Hypnotically Memorable Solo Viola from Brooklyn Rider’s Nicholas Cords
Violists don’t usually play solo. It’s rarer still that a violist puts out a solo recording, considering the relative paucity of solo works for the instrument. But Brooklyn Rider’s brilliant Nicholas Cords – “The Sheriff” to his string quartet bandmates – has just released his solo debut, Recursions. Inspired by the theoretical glimpse into the infinite – some would say the supernatural – created by setting two mirrors face to face, the album explores repetitive patterns from across the ages. In so doing, Cords potentially puts himself on the hot seat in terms of sustaining interest. And he pulls it off – as he reminds in the liner notes, with repetition comes familiarity and then insight. Not only is this a very comforting album, it’s sonically gorgeous: the natural reverb at the “Orchard” where it was recorded enhances the music’s often otherworldly quality.
Cords opens with a Heinrich Biber passacaglia (postlude to the composer’s 1676 Rosary Sonatas), variations on a simple four-chord descending progression, hypnotic yet dynamically-charged, with subtle rhythmic shifts and a resilient sostenuto. A violin piece that’s translated well to the viola, it sets the stage for the rest of the record.
Cords’ trance-inducing, marvelously ambient arrangement of the Irish traditional tune Port Na BPucai follows. Edmund Rubbra’s Meditations on the Byzantine Hymn O Quando El Cruce works its way methodically from an oddly Celtic-sounding pulse to vibrant pizzicato chromatics, suspensefully crescendoing, insistent motives and then a rapt calm.
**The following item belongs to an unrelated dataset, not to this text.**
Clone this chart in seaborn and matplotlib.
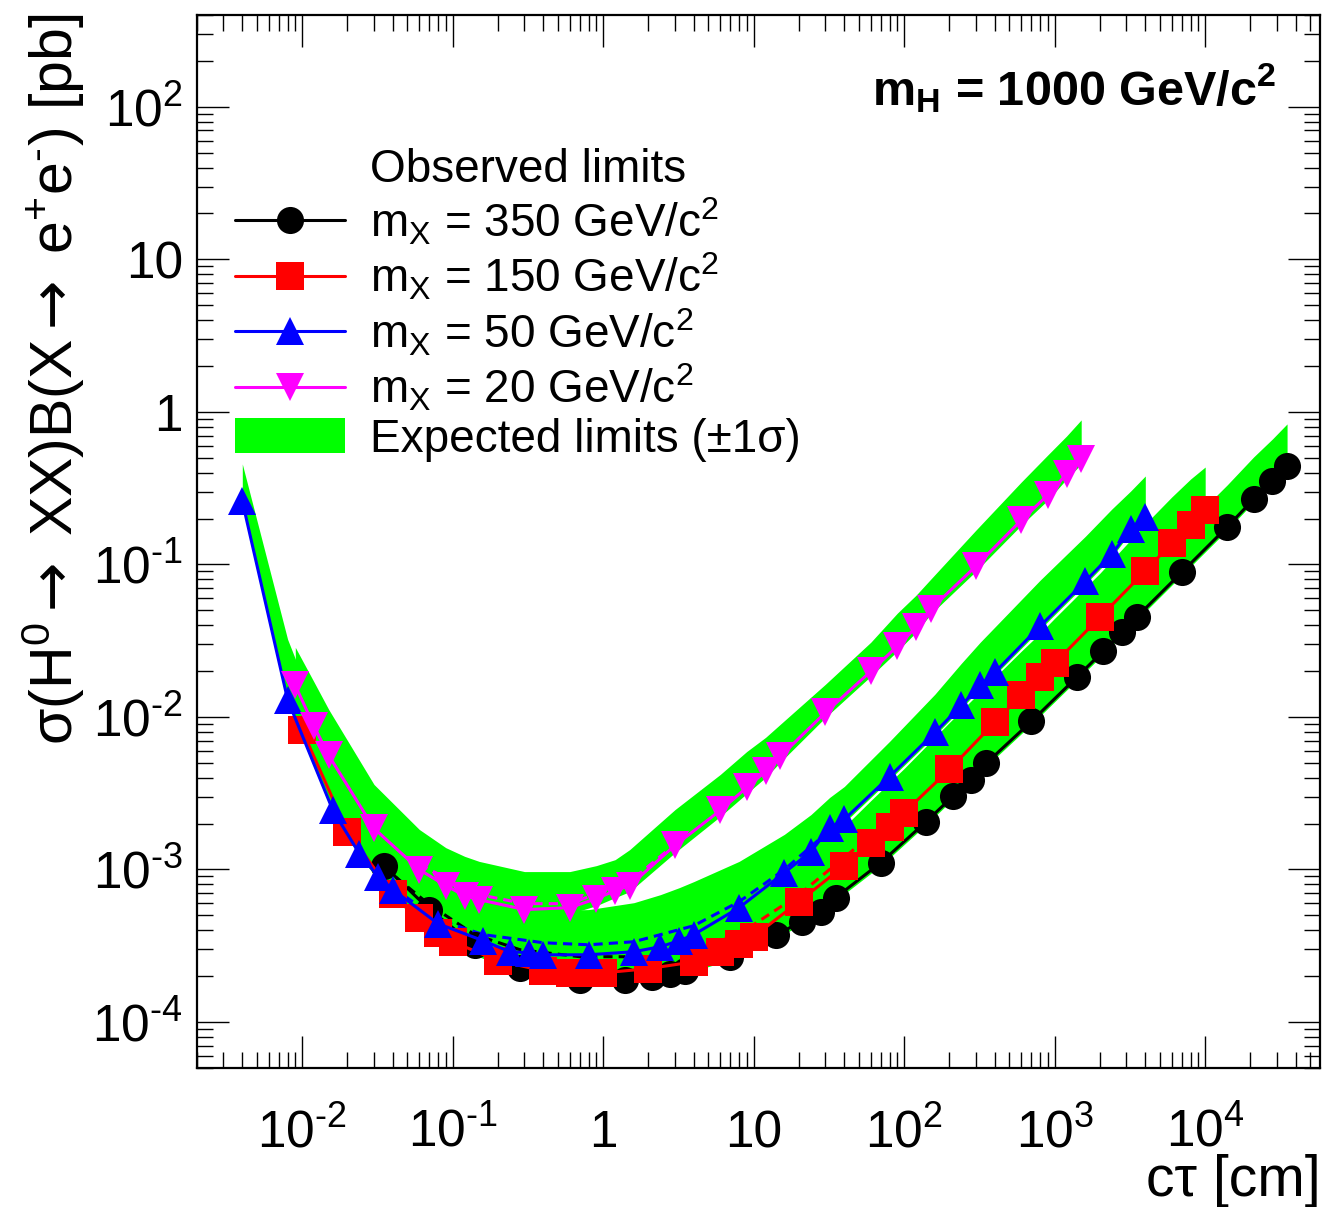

Alan Hovhaness’ Chahagir (Armenian for torchbearer) is plaintive and haunting, emotionally what one would expect from the year 1945 – although it has a baroque tinge – Cords loosening his vibrato and letting the phrases linger. His own multitracked suite Five Migrations builds a series of looped melodies: an echoing Kayhan Kalhor-esque miniature; slow wary circles spiced with edgy doublestops; and Middle Eastern allusions (no surprise considering Cords’ long association with the Silk Road Ensemble).
Cords achieves cello-like lows throughout a tersely brooding take of Stravinsky’s Elegie for Solo Viola. The album closes with Hindemith’s Sonata for Solo Viola, its somewhat peevish motives getting a lively bit of Bartokian agitation and moving from there through bracing morosity, jauntiness and austerity. Who is the audience for this album? Anyone with a taste for quiet, contemplative sounds with an edge.